Nicola Benedetti calls on Scottish government to provide promised arts sector funding

Florence Lockheart
Tuesday, July 2, 2024

The violinist and Edinburgh International Festival director warns of the ‘peril’ of arts funding ceasing to be the responsibility of government

© Andrew Perry
© Andrew Perry

Violinist and Edinburgh International Festival director Nicola Benedetti has warned of the pitfalls of allowing government to shirk its responsibility to fund culture. Speaking to Scottish political and current affairs magazine Holyrood earlier this week, Benedetti said it is currently ‘a very trepidatious time’ for the arts.

Benedetti’s comments follow a turbulent period for arts funding in Scotland with the budget for Creative Scotland cut by £6.6m in December 2022. The funding was then reinstated in February 2023 and cut again in September in the Scottish government’s Autumn Budget Revisions, forcing Creative Scotland to use its National Lottery reserves to prevent the cut being passed on to the organisations it funds.

Benedetti said: ‘It is a responsibility for government, unless you begin to think that arts, culture – and by that I mean all the activities that fall into the general psychological, mental, emotional wellbeing and health of the nation, of society and individuals, everything that falls into that category I would relate to a civic pillar you can call culture – if as a nation we start to believe that that’s not one of the civic pillars that we hold ourselves to we are essentially changing our goal posts and our identity’.

Benedetti added: ‘We’re shifting what post-the Second World War we believed was a society that was increasing in equality and elevating civilisation. If we don’t consider it to be that then that’s a major identity shift. If we do consider it to be so then a portion of what’s raised in taxes and spent by the government should be on the fabric of the life we live and what we call culture and art. We would allow that to slip away from the responsibility of the government at our peril.’

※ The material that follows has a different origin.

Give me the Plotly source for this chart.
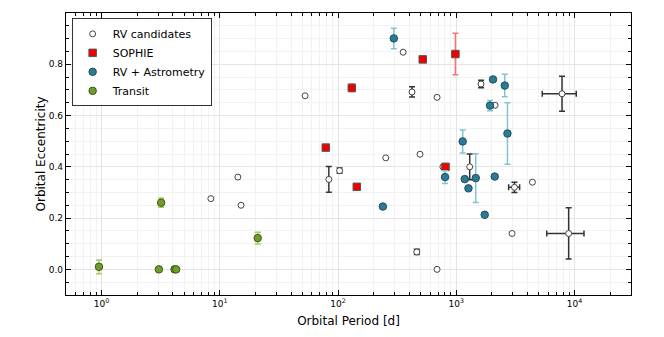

An announcement from then-first minister Humza Yousaf that ministers would ‘more than double’ the investment to the arts and culture sector, increasing funding by more than £100m, was welcomed, but details of the increase will not be outlined until the 2024/25 budget announcement in December.

Creative Scotland is expected to announce the outcome of applications to its Multi-Year Funding Programme in October, with funding in place for successful organisations from 1 April 2025. However, Creative Scotland’s chief executive Iain Munro said: ‘as we have emphasised consistently, our budgets remain extremely limited, and we anticipate being able to fund only a proportion of the organisations which have applied. Our decisions will depend on the budget made available to us by the Scottish Government in the coming financial year and beyond.’